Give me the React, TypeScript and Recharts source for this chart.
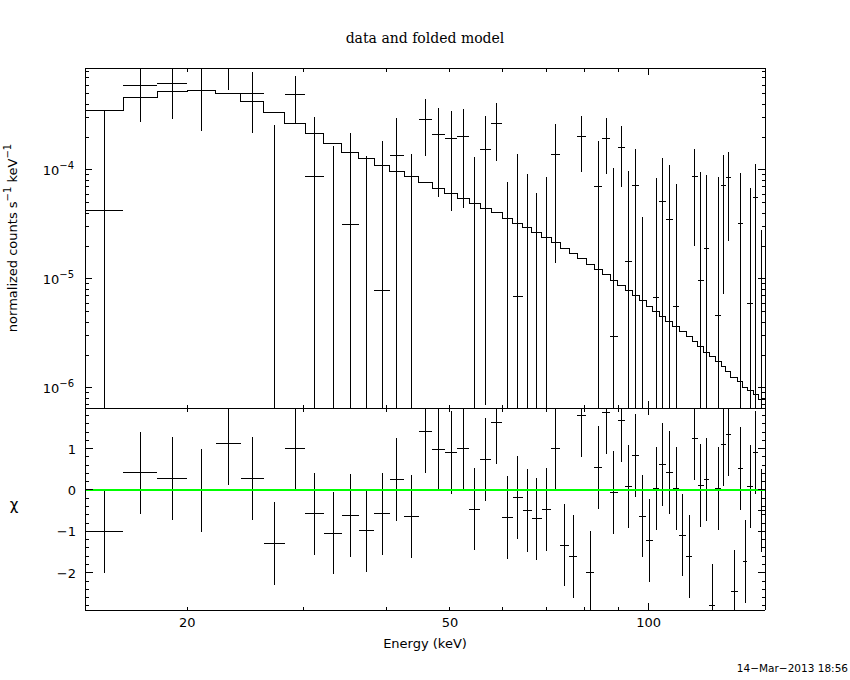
import type { ReactNode } from 'react';
import { ComposedChart, Line, Scatter, ErrorBar, XAxis, YAxis, ReferenceLine } from 'recharts';

// channel edges (keV), 59 grouped bins
const binEdges = [
  14.0, 16.0, 18.0, 20.0, 22.1, 24.1, 26.1, 28.1, 30.2, 32.2, 34.3, 36.4, 38.4, 40.5, 42.6, 44.8, 47.0, 49.1, 51.3, 53.5,
  55.6, 57.7, 60.0, 62.2, 64.4, 66.5, 68.9, 71.2, 73.4, 75.8, 77.9, 80.4, 82.7, 85.0, 87.4, 89.7, 92.1, 94.4, 96.8, 99.1,
  101.4, 103.8, 106.2, 108.7, 111.3, 113.9, 116.3, 118.7, 121.1, 123.5, 126.1, 128.7, 130.9, 133.2, 136.3, 138.7, 141.1,
  144.0, 146.6, 150.0,
];

// folded model (normalized counts s^-1 keV^-1)
const modelRate = [
  3.5e-4, 4.65e-4, 5.28e-4, 5.35e-4, 5.02e-4, 4.28e-4, 3.36e-4, 2.68e-4, 2.17e-4, 1.74e-4,
  1.45e-4, 1.26e-4, 1.1e-4, 9.65e-5, 8.62e-5, 7.64e-5, 6.74e-5, 6.06e-5, 5.45e-5, 4.91e-5,
  4.45e-5, 4.03e-5, 3.6e-5, 3.24e-5, 2.95e-5, 2.66e-5, 2.39e-5, 2.15e-5, 1.91e-5, 1.72e-5,
  1.53e-5, 1.36e-5, 1.22e-5, 1.09e-5, 9.7e-6, 8.73e-6, 7.79e-6, 7.02e-6, 6.31e-6, 5.64e-6,
  5.07e-6, 4.54e-6, 4.08e-6, 3.67e-6, 3.28e-6, 2.95e-6, 2.64e-6, 2.38e-6, 2.13e-6, 1.93e-6,
  1.74e-6, 1.56e-6, 1.41e-6, 1.26e-6, 1.14e-6, 1.02e-6, 9.5e-7, 8.7e-7, 7.8e-7,
];

// measured rate and 1-sigma error per bin (negative rates fall below the plot)
const dataRate = [
  4.27e-5, 5.91e-4, 6.16e-4, 5.3e-4, 8.45e-4, 5.06e-4, -5e-6, 4.96e-4, 8.75e-5, -3.4e-5,
  3.17e-5, -4.6e-5, 7.9e-6, 1.35e-4, -1.2e-5, 2.92e-4, 2.13e-4, 1.95e-4, 2.04e-4, -2e-5,
  1.55e-4, 2.68e-4, -4.8e-5, 6.9e-6, -3.3e-5, -5.6e-5, -3.3e-5, 1.39e-4, -1.4e-4, -1.6e-4,
  2.04e-4, -2.06e-4, 7.03e-5, 1.95e-4, 2.97e-6, 1.62e-4, 1.45e-5, 7.23e-5, -4.5e-5, -9.3e-5,
  6.78e-6, 5.16e-5, 3.52e-5, 5.56e-6, -7.3e-5, -1.1e-4, 8.75e-5, 9.7e-6, 1.91e-5, -1.8e-4,
  4.63e-6, 7.23e-5, 8.44e-5, -1.58e-4, 3.24e-5, -1.11e-4, 5.89e-6, 5.57e-5, -2.6e-5,
];
const dataErr = [
  3.07e-4, 3.17e-4, 3.2e-4, 3.05e-4, 3.1e-4, 2.87e-4, 2.64e-4, 2.3e-4, 2.17e-4, 2.0e-4,
  1.87e-4, 1.8e-4, 1.78e-4, 1.67e-4, 1.51e-4, 1.57e-4, 1.56e-4, 1.53e-4, 1.59e-4, 1.5e-4,
  1.543e-4, 1.47e-4, 1.26e-4, 1.33e-4, 1.25e-4, 1.18e-4, 1.19e-4, 1.25e-4, 1.2e-4, 1.1e-4,
  1.09e-4, 1.1e-4, 1.12e-4, 1.03e-4, 1.02e-4, 9.2e-5, 8.34e-5, 8.4e-5, 8.2e-5, 8.0e-5,
  7.76e-5, 7.6e-5, 7.6e-5, 6.9e-5, 7.0e-5, 7.0e-5, 6.75e-5, 8.5e-5, 7.0e-5, 6.5e-5,
  8.2e-5, 6.5e-5, 6.2e-5, 6.5e-5, 6.2e-5, 6.5e-5, 6.3e-5, 5.7e-5, 5.4e-5,
];

// residuals (data - model) / sigma
const chiValues = [
  -1.01, 0.41, 0.28, -0.02, 1.13, 0.28, -1.3, 1.0, -0.58, -1.04,
  -0.61, -0.97, -0.58, 0.26, -0.65, 1.41, 0.98, 0.9, 1.0, -0.46,
  0.74, 1.62, -0.67, -0.18, -0.5, -0.7, -0.48, 1.0, -1.33, -1.61,
  1.8, -2.0, 0.54, 1.87, -0.06, 1.68, 0.09, 0.83, -0.63, -1.23,
  0.04, 0.62, 0.43, 0.04, -1.09, -1.61, 1.24, 0.11, 0.26, -2.79,
  0.04, 1.1, 1.34, -2.45, 0.52, -1.73, 0.09, 0.9, -0.5,
];

const energyTicks = [20, 30, 40, 50, 60, 70, 80, 90, 100];
const energyLongTicks = [100];
const energyLabelTicks = [20, 50, 100];
const energyLabels = ['20', '50', '100'];

const rateTicks = [
  7e-7, 8e-7, 9e-7, 1e-6, 2e-6, 3e-6, 4e-6, 5e-6, 6e-6, 7e-6, 8e-6, 9e-6, 1e-5, 2e-5, 3e-5, 4e-5, 5e-5,
  6e-5, 7e-5, 8e-5, 9e-5, 1e-4, 2e-4, 3e-4, 4e-4, 5e-4, 6e-4, 7e-4, 8e-4,
];
const rateMajorTicks = [1e-6, 1e-5, 1e-4];
const rateExponents = ['\u22126', '\u22125', '\u22124'];

const chiTicks = [
  -2.8, -2.6, -2.4, -2.2, -2, -1.8, -1.6, -1.4, -1.2, -1, -0.8, -0.6, -0.4, -0.2, 0, 0.2, 0.4, 0.6, 0.8, 1, 1.2,
  1.4, 1.6, 1.8,
];
const chiMajorTicks = [-2, -1, 0, 1];
const chiLabels = ['\u22122', '\u22121', '0', '1'];

const E_MIN = 14;
const E_MAX = 150;
const RATE_MIN = 6.55e-7;
const RATE_MAX = 8.6e-4;
const CHI_MIN = -2.9;
const CHI_MAX = 1.98;

const SANS = '"DejaVu Sans", sans-serif';

const bins = dataRate.map((v, i) => {
  const lo = binEdges[i];
  const hi = binEdges[i + 1];
  return { lo, hi, e: (lo + hi) / 2, v, s: dataErr[i], chi: chiValues[i] };
});

const rateCrosses = bins
  .filter(b => b.v > RATE_MIN)
  .map(b => ({
    e: b.e,
    v: b.v,
    ex: [b.e - b.lo, b.hi - b.e],
    ey: [b.v - Math.max(b.v - b.s, RATE_MIN), Math.min(b.v + b.s, RATE_MAX) - b.v],
  }));

// bins whose rate is below the axis but whose upper error reaches into it
const rateUpperOnly = bins
  .filter(b => b.v <= RATE_MIN && b.v + b.s > RATE_MIN)
  .map(b => ({ e: b.e, v: RATE_MIN, ey: [0, Math.min(b.v + b.s, RATE_MAX) - RATE_MIN] }));

const modelSteps = binEdges.map((e, i) => ({ e, v: modelRate[Math.min(i, modelRate.length - 1)] }));

const chiCrosses = bins.map(b => ({
  e: b.e,
  v: b.chi,
  ex: [b.e - b.lo, b.hi - b.e],
  ey: [b.chi - Math.max(b.chi - 1, CHI_MIN), Math.min(b.chi + 1, CHI_MAX) - b.chi],
}));

type Side = 'left' | 'right' | 'top' | 'bottom';
interface TickProps {
  x?: number;
  y?: number;
  payload?: { value: number };
}

function makeTick(
  side: Side,
  longTicks: number[],
  longLen: number,
  shortLen: number,
  label?: (v: number, x: number, y: number) => ReactNode,
) {
  const AxisTick = ({ x = 0, y = 0, payload }: TickProps) => {
    const v = payload?.value ?? 0;
    const len = longTicks.includes(v) ? longLen : shortLen;
    let x2 = x;
    let y2 = y;
    if (side === 'left') x2 = x + len;
    if (side === 'right') x2 = x - len;
    if (side === 'top') y2 = y + len;
    if (side === 'bottom') y2 = y - len;
    return (
      <g>
        <line x1={x} y1={y} x2={x2} y2={y2} stroke="#000" strokeWidth={1} />
        {label ? label(v, x, y) : null}
      </g>
    );
  };
  return AxisTick;
}

const rateLabel = (v: number, x: number, y: number) => {
  const i = rateMajorTicks.indexOf(v);
  if (i < 0) return null;
  return (
    <text x={x - 11} y={y + 5} textAnchor="end" fontSize={13} fontFamily={SANS} fill="#000">
      10
      <tspan dy={-6} fontSize={10}>
        {rateExponents[i]}
      </tspan>
    </text>
  );
};

const chiLabel = (v: number, x: number, y: number) => {
  const i = chiMajorTicks.indexOf(v);
  if (i < 0) return null;
  return (
    <text x={x - 9} y={y + 5} textAnchor="end" fontSize={13} fontFamily={SANS} fill="#000">
      {chiLabels[i]}
    </text>
  );
};

const energyLabel = (v: number, x: number, y: number) => {
  const i = energyLabelTicks.indexOf(v);
  if (i < 0) return null;
  return (
    <text x={x} y={y + 17} textAnchor="middle" fontSize={13} fontFamily={SANS} fill="#000">
      {energyLabels[i]}
    </text>
  );
};

const noMarker = () => <g />;

// axes are 1px thick so recharts still draws them; margins absorb that pixel
const axisCommon = {
  allowDataOverflow: true,
  interval: 0 as const,
  tickSize: 0,
  tickMargin: 0,
  tickLine: false,
  axisLine: { stroke: '#000', strokeWidth: 1 },
};

function EnergyAxes({ labelled }: { labelled: boolean }) {
  return [
    <XAxis
      key="xb"
      xAxisId="b"
      dataKey="e"
      type="number"
      scale="log"
      domain={[E_MIN, E_MAX]}
      ticks={energyTicks}
      height={1}
      tick={makeTick('bottom', energyLongTicks, 7, 3.5, labelled ? energyLabel : undefined)}
      {...axisCommon}
    />,
    <XAxis
      key="xt"
      xAxisId="t"
      orientation="top"
      dataKey="e"
      type="number"
      scale="log"
      domain={[E_MIN, E_MAX]}
      ticks={energyTicks}
      height={1}
      tick={makeTick('top', energyLongTicks, 7, 3.5)}
      {...axisCommon}
    />,
  ];
}

export default function App() {
  return (
    <div
      style={{
        position: 'absolute',
        left: 0,
        top: 0,
        width: 850,
        height: 680,
        background: '#fff',
        shapeRendering: 'crispEdges',
      }}
    >
      <div style={{ position: 'absolute', left: 0, top: 0 }}>
        <ComposedChart width={850} height={409} margin={{ top: 67, right: 84, bottom: 0, left: 84 }}>
          {EnergyAxes({ labelled: false })}
          <YAxis
            yAxisId="l"
            dataKey="v"
            type="number"
            scale="log"
            domain={[RATE_MIN, RATE_MAX]}
            ticks={rateTicks}
            width={1}
            tick={makeTick('left', rateMajorTicks, 7, 3.5, rateLabel)}
            {...axisCommon}
          />
          <YAxis
            yAxisId="r"
            orientation="right"
            dataKey="v"
            type="number"
            scale="log"
            domain={[RATE_MIN, RATE_MAX]}
            ticks={rateTicks}
            width={1}
            tick={makeTick('right', rateMajorTicks, 7, 3.5)}
            {...axisCommon}
          />
          <Line
            xAxisId="b"
            yAxisId="l"
            data={modelSteps}
            dataKey="v"
            type="stepAfter"
            stroke="#000"
            strokeWidth={1}
            dot={false}
            isAnimationActive={false}
          />
          <Scatter xAxisId="b" yAxisId="l" data={rateCrosses} dataKey="v" shape={noMarker} isAnimationActive={false}>
            <ErrorBar dataKey="ex" direction="x" width={0} stroke="#000" strokeWidth={1} />
            <ErrorBar dataKey="ey" direction="y" width={0} stroke="#000" strokeWidth={1} />
          </Scatter>
          <Scatter xAxisId="b" yAxisId="l" data={rateUpperOnly} dataKey="v" shape={noMarker} isAnimationActive={false}>
            <ErrorBar dataKey="ey" direction="y" width={0} stroke="#000" strokeWidth={1} />
          </Scatter>
        </ComposedChart>
      </div>

      <div style={{ position: 'absolute', left: 0, top: 407 }}>
        <ComposedChart width={850} height={273} margin={{ top: 0, right: 84, bottom: 69, left: 84 }}>
          {EnergyAxes({ labelled: true })}
          <YAxis
            yAxisId="l"
            dataKey="v"
            type="number"
            domain={[CHI_MIN, CHI_MAX]}
            ticks={chiTicks}
            width={1}
            tick={makeTick('left', chiMajorTicks, 7.5, 3.5, chiLabel)}
            {...axisCommon}
          />
          <YAxis
            yAxisId="r"
            orientation="right"
            dataKey="v"
            type="number"
            domain={[CHI_MIN, CHI_MAX]}
            ticks={chiTicks}
            width={1}
            tick={makeTick('right', chiMajorTicks, 7.5, 3.5)}
            {...axisCommon}
          />
          <Scatter xAxisId="b" yAxisId="l" data={chiCrosses} dataKey="v" shape={noMarker} isAnimationActive={false}>
            <ErrorBar dataKey="ex" direction="x" width={0} stroke="#000" strokeWidth={1} />
            <ErrorBar dataKey="ey" direction="y" width={0} stroke="#000" strokeWidth={1} />
          </Scatter>
          <ReferenceLine xAxisId="b" yAxisId="l" y={0} stroke="#00ff00" strokeWidth={2} />
        </ComposedChart>
      </div>

      <svg
        width={850}
        height={680}
        style={{ position: 'absolute', left: 0, top: 0, pointerEvents: 'none', shapeRendering: 'auto' }}
      >
        <text x={425} y={43} textAnchor="middle" fontSize={14} fontFamily='"DejaVu Serif", serif' fill="#000">
          data and folded model
        </text>
        <text
          x={17}
          y={238}
          transform="rotate(-90 17 238)"
          textAnchor="middle"
          fontSize={13}
          fontFamily={SANS}
          fill="#000"
        >
          normalized counts s
          <tspan dy={-6} fontSize={10}>
            {'\u22121'}
          </tspan>
          <tspan dy={6}> keV</tspan>
          <tspan dy={-6} fontSize={10}>
            {'\u22121'}
          </tspan>
        </text>
        <text x={14} y={510} textAnchor="middle" fontSize={15} fontFamily={SANS} fill="#000">
          χ
        </text>
        <text x={425} y={648} textAnchor="middle" fontSize={13} fontFamily={SANS} fill="#000">
          Energy (keV)
        </text>
        <text x={848} y={672} textAnchor="end" fontSize={10.5} fontFamily={SANS} fill="#000">
          14{'\u2212'}Mar{'\u2212'}2013 18:56
        </text>
      </svg>
    </div>
  );
}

• _Stated task_:
Begin at the first line of the data above and repeat each line exactly, stopping after the line containing "XAxis, YAxis, ReferenceLine". Omit the pictures.

• _Completed task_:
Give me the React, TypeScript and Recharts source for this chart.
import type { ReactNode } from 'react';
import { ComposedChart, Line, Scatter, ErrorBar, XAxis, YAxis, ReferenceLine } from 'recharts';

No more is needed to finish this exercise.